◆ **TO DO**: Leave out all pictures. Return exactly the lines from the top of the material through the line containing "from matplotlib.patches import Rectangle".

Stored records
========================================
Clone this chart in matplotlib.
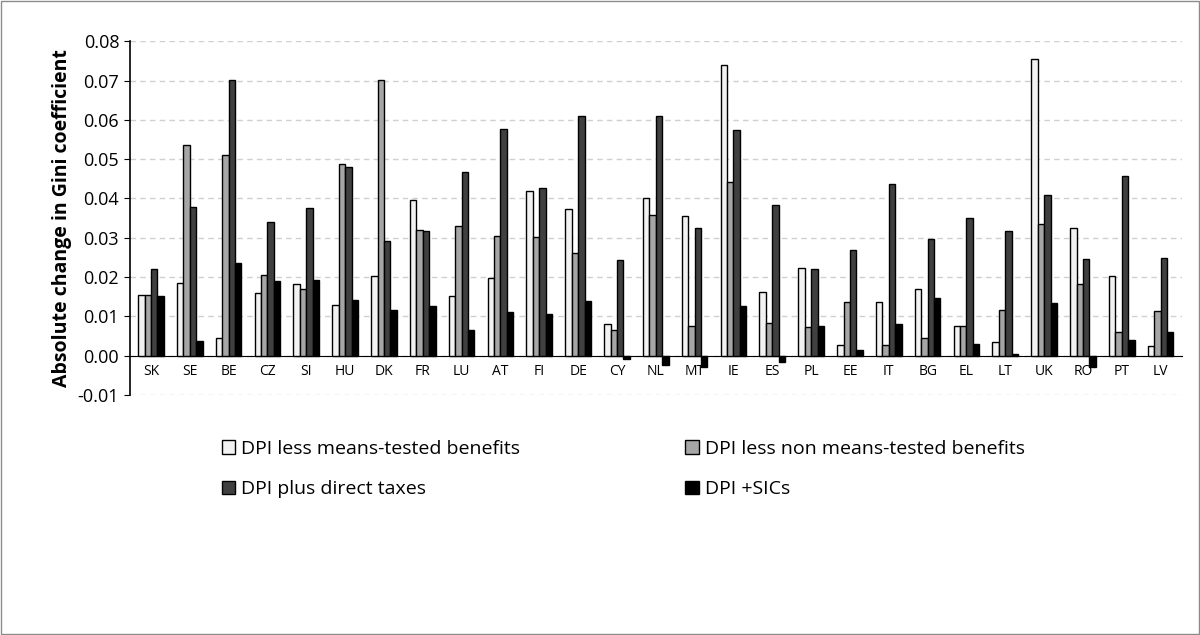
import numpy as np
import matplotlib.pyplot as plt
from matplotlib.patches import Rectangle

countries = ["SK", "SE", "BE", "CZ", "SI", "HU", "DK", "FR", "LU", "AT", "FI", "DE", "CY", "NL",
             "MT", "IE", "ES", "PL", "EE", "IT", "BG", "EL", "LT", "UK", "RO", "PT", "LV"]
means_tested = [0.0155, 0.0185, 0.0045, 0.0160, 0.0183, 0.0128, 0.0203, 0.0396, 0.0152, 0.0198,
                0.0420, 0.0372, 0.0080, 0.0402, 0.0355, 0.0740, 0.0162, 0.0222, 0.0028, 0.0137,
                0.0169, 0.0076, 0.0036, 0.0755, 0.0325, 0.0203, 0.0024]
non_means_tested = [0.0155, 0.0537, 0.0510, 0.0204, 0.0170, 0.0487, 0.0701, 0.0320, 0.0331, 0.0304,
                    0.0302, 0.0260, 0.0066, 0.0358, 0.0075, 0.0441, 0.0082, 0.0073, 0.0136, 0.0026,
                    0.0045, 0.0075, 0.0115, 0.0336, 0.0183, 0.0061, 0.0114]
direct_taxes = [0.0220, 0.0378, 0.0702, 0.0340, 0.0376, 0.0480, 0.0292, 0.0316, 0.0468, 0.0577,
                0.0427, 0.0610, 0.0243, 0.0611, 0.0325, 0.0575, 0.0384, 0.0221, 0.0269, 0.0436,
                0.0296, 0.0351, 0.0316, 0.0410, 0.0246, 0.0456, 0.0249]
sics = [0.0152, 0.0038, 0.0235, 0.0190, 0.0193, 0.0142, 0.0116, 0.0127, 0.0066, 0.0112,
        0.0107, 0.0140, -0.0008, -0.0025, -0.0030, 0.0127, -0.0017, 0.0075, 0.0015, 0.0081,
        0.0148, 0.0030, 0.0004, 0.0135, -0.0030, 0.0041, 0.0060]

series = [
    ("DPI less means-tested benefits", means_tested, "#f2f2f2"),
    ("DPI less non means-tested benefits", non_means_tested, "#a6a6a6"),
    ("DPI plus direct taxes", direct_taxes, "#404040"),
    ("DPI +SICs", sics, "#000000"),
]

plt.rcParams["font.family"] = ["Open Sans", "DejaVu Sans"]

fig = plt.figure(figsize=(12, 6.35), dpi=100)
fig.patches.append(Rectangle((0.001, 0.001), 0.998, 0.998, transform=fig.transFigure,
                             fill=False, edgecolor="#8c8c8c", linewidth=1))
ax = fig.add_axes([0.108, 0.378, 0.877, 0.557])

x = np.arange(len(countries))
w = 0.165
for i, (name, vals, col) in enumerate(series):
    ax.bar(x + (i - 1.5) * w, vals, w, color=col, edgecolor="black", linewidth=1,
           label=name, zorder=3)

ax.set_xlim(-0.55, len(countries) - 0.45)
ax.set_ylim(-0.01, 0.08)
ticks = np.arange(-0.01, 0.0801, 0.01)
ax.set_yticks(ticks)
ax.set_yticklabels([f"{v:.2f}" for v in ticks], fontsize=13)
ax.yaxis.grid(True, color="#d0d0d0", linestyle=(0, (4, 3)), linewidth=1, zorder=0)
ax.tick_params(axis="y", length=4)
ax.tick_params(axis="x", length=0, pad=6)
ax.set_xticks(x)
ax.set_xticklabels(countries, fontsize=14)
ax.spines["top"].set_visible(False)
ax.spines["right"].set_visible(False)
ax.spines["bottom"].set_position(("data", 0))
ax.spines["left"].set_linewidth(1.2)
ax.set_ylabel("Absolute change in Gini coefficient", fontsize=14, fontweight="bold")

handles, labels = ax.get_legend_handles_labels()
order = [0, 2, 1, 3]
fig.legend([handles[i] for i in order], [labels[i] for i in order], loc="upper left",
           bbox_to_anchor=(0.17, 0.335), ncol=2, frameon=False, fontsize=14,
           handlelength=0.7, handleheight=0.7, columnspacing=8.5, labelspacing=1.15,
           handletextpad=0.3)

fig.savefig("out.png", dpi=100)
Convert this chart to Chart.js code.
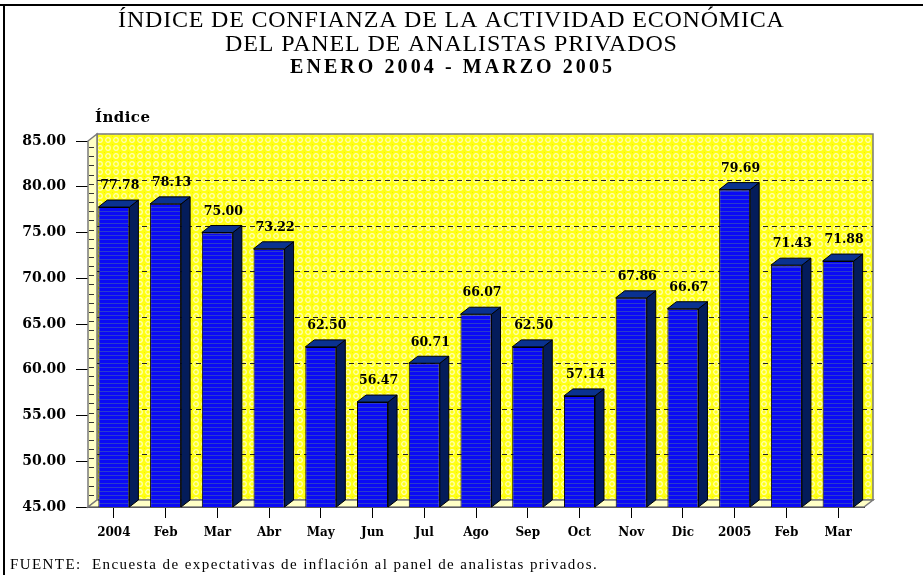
========================================
◆ **ANSWER**:
Clone this chart in matplotlib.
import numpy as np
import matplotlib.pyplot as plt
from matplotlib.patches import Rectangle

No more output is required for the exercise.